Privacy & Security

How Privacy Works Here

What is protected, what is not, and exactly why. No marketing language.

How Privacy Works Here

This page explains the actual privacy model. Not what sounds reassuring — what is true. Read it. You deserve to understand what you are trusting.

What is protected

Your family data

Your family tree lives on your device. Not on a server owned by us. Not in a database we control. When you export your tree, you control where that export goes. When you delete the app, your tree is gone from that device. There is no cloud backup unless you made one.
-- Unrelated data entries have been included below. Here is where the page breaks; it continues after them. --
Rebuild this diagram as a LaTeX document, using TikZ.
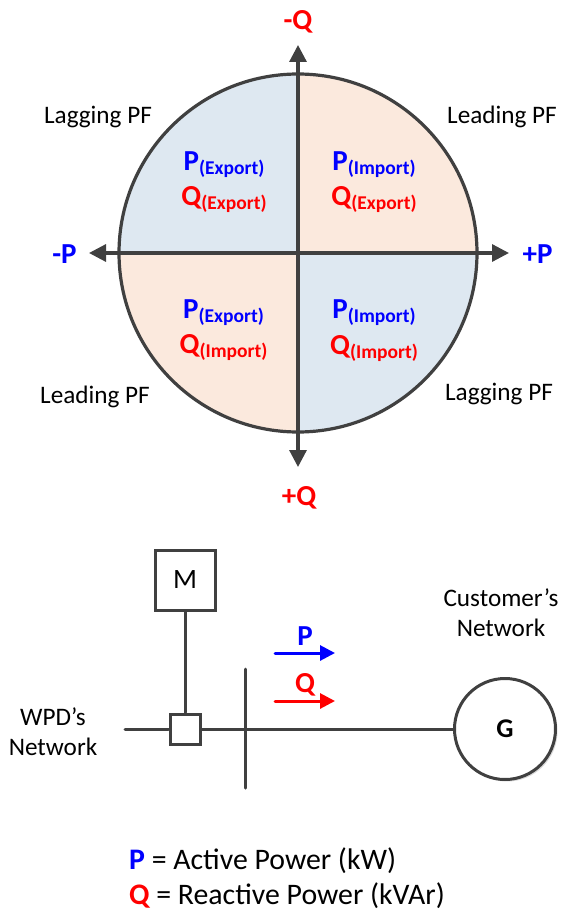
\documentclass[tikz,border=0pt]{standalone}
\usepackage{fontspec}
\setmainfont{Carlito}
\usetikzlibrary{arrows.meta,shadows}
\definecolor{ln}{HTML}{404040}
\definecolor{qb}{HTML}{DEE8F1}
\definecolor{qo}{HTML}{FBE9DD}
\definecolor{pblue}{HTML}{0000FF}
\definecolor{qred}{HTML}{FF0000}
\tikzset{
  axis/.style={draw=ln,line width=3.2pt,-{Triangle[length=17pt,width=17pt]}},
  bline/.style={draw=ln,line width=3pt,line cap=round},
  soft/.style={drop shadow={shadow xshift=2pt,shadow yshift=-2pt,opacity=.25,fill=black!60}},
  box/.style={draw=ln,line width=3pt,fill=white,minimum size=#1,inner sep=0pt,soft},
  lbl/.style={font=\fontsize{25.2}{30}\selectfont,text=black,align=center,inner sep=0pt},
  bigP/.style={font=\fontsize{29}{32}\selectfont\bfseries,text=pblue,inner sep=0pt},
  bigQ/.style={font=\fontsize{29}{32}\selectfont\bfseries,text=qred,inner sep=0pt},
  quadP/.style={text=pblue,font=\bfseries,inner sep=0pt},
  quadQ/.style={text=qred,font=\bfseries,inner sep=0pt},
  flowP/.style={draw=pblue,line width=3pt,line cap=round,-{Triangle[length=15pt,width=15pt]}},
  flowQ/.style={draw=qred,line width=3pt,line cap=round,-{Triangle[length=15pt,width=15pt]}},
}
\newcommand{\sbP}[1]{{\fontsize{29}{32}\selectfont P}\raisebox{-4pt}{\fontsize{19.5}{22}\selectfont(#1)}}
\newcommand{\sbQ}[1]{{\fontsize{29}{32}\selectfont Q}\raisebox{-4pt}{\fontsize{19.5}{22}\selectfont(#1)}}
\begin{document}
\begin{tikzpicture}[x=1pt,y=-1pt]
\useasboundingbox (0,0) rectangle (565,912);
% quadrants
\begin{scope}
\clip (298,253) circle[radius=179pt];
\fill[qb] (119,74) rectangle (298,253);
\fill[qo] (298,74) rectangle (477,253);
\fill[qo] (119,253) rectangle (298,432);
\fill[qb] (298,253) rectangle (477,432);
\end{scope}
\node[draw=ln,line width=3.2pt,circle,minimum size=358pt,inner sep=0pt] (pq) at (298,253) {};
% axes
\coordinate (left) at (89,253);
\coordinate (right) at (509,253);
\coordinate (top) at (298,45);
\coordinate (bottom) at (298,467);
\draw[axis] (pq.center) -- (left);
\draw[axis] (pq.center) -- (right);
\draw[axis] (pq.center) -- (top);
\draw[axis] (pq.center) -- (bottom);
% axis labels
\node[bigQ] (mq) at (298,22) {-Q};
\node[bigQ] (pqq) at (299,498) {+Q};
\node[bigP] (mp) at (64.5,254) {-P};
\node[bigP] (pp) at (537.5,254) {+P};
% PF labels
\node[lbl] (l1) at (98,117) {Lagging PF};
\node[lbl] (l2) at (502,117) {Leading PF};
\node[lbl] (l3) at (95,397) {Leading PF};
\node[lbl] (l4) at (499,394) {Lagging PF};
% quadrant labels
\node[quadP] (a1) at (224,165) {\sbP{Export}};
\node[quadQ] (a2) at (224,200) {\sbQ{Export}};
\node[quadP] (b1) at (374,165) {\sbP{Import}};
\node[quadQ] (b2) at (374,200) {\sbQ{Export}};
\node[quadP] (c1) at (223.5,313) {\sbP{Export}};
\node[quadQ] (c2) at (223.5,348) {\sbQ{Import}};
\node[quadP] (d1) at (374,313) {\sbP{Import}};
\node[quadQ] (d2) at (374,349) {\sbQ{Import}};
% single-line diagram
\coordinate (wpd) at (125,729);
\coordinate (bt) at (245,669);
\coordinate (bb) at (245,788);
\node[box=60pt,font=\fontsize{28}{32}\selectfont] (m) at (185,580) {M};
\node[draw=ln,line width=3pt,circle,fill=white,minimum size=101pt,inner sep=0pt,soft,font=\fontsize{27}{30}\selectfont\bfseries] (g) at (505,729) {G};
\node[box=30pt] (s) at (185,729) {};
\draw[bline] (m) -- (s);
\draw[bline] (wpd) -- (s);
\draw[bline] (s) -- (g);
\draw[bline] (bt) -- (bb);
% flows
\coordinate (p1) at (275,653);
\coordinate (p2) at (335,653);
\coordinate (q1) at (275,701);
\coordinate (q2) at (335,701);
\draw[flowP] (p1) -- (p2);
\draw[flowQ] (q1) -- (q2);
\node[bigP] (pl) at (305,636) {P};
\node[bigQ] (ql) at (305,685) {Q};
% network labels
\node[lbl] (wn) at (53,732) {WPD’s\\Network};
\node[lbl] (cn) at (501,613) {Customer’s\\Network};
% legend
\node[anchor=west,inner sep=0pt,font=\fontsize{29.8}{34}\selectfont] (lg1) at (129,861) {{\color{pblue}\bfseries P} = Active Power (kW)};
\node[anchor=west,inner sep=0pt,font=\fontsize{29.8}{34}\selectfont] (lg2) at (129,896) {{\color{qred}\bfseries Q} = Reactive Power (kVAr)};
\end{tikzpicture}
\end{document}
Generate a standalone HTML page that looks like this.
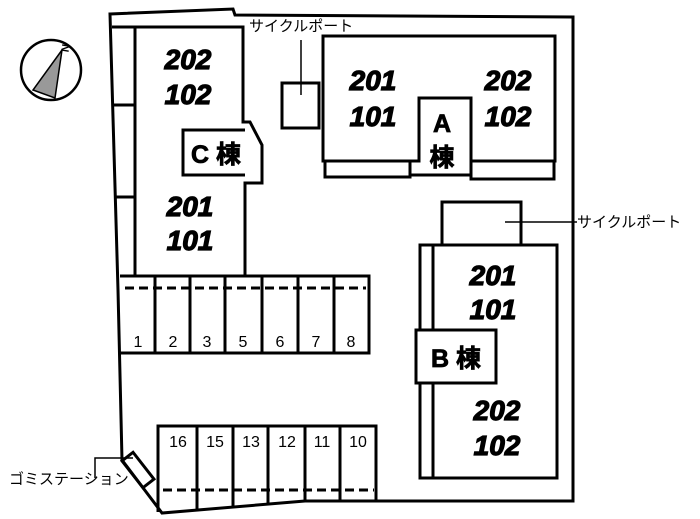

When tree data is shared between family members, it travels encrypted. The encryption key is derived from the cell secret — a random value that exists only on devices that have accepted an invitation. A third party who intercepts the transmission cannot read it.

Invitation contents

When you send an invitation over the internet (via the relay server), the invitation payload is encrypted with AES-256-GCM before it reaches the relay. The relay stores ciphertext. It cannot read the cell secret, the person ID, or any family information. Even if the relay is compromised or seized, invitation contents are not exposed.

Your identity

There is no account. No username. No email address. No phone number. The apps generate a local pseudonymous identifier on first launch. This identifier is never sent to us. It is used for cryptographic operations on your device.

If you invite someone, they can link your pseudonym to "the person who sent this invitation" — but only if they know who sent it (because you told them). We cannot link your pseudonym to you.

Communication

Direct messages between family members are end-to-end encrypted. Group chats within a family cell are encrypted for all cell members — no one outside the cell can read them.

What is not protected

Who you talk to, and when

Encrypted communication still reveals that two pseudonyms are communicating. Metadata — connection frequency, message timing, cell size — can leak information about family structure even without reading message content.

The Tor transport reduces this (your ISP does not see who you connect to), but it does not eliminate it.

Your device itself

If someone has access to your unlocked device, they have access to your tree, your messages, and everything else on your phone. Use a screen lock. Use a strong PIN. Do not hand your unlocked phone to someone you do not trust.

Encryption protects data in transit. It does not protect data from someone holding the device.

The relay server's traffic patterns

The relay server's operator (you or whoever runs your relay) can see that tokens are being posted and claimed, and approximately when. They cannot see the content. If you are running your own relay behind Tor, even the IP addresses of clients are hidden.

If you use a relay run by someone else, that operator can see traffic patterns. Choose your relay operator the same way you choose any other trusted service.

What you choose to share

If you put your real name, real birthdate, and your village in your tree — that information is there. The app does not stop you from over-sharing. Think carefully about what you enter, especially for living people.

An invitation link (token URL) can be seen by any platform you send it through — WhatsApp, SMS, your carrier. The token alone is useless without the ciphertext stored on the relay, and the ciphertext is meaningless without the token. But the fact that you sent a link to a specific relay address may be visible.

If this concerns you, use in-person QR code invitations instead.

The threat model, plainly stated

These apps are designed to protect against:

  • Corporate data harvesting — no company has your family data.
  • Platform censorship — no company can delete your tree or suspend your access.
  • Mass surveillance — mass dragnets that harvest cleartext data from servers get nothing.
  • Invitation interception — an intercepted link cannot be used to join your family cell.

These apps are not designed to protect against:

  • A determined state-level adversary with physical access to your device. If they have your phone and know what they are doing, they have your data.
  • Social engineering. If someone tricks you into generating an invitation for them and accepting it, they are in your family cell.
  • Bugs. This software is young. Security is a goal, not a guarantee.

Questions to ask yourself

Before using any feature, ask: what would it mean if this was exposed?

  • The tree data: who would be harmed if someone outside the family saw it?
  • The invitation link: who can see the link in transit? Does that matter?
  • The device: who has physical access to it?

You do not need to be paranoid. But you do need to think. This guide gives you the tools. The thinking is yours to do.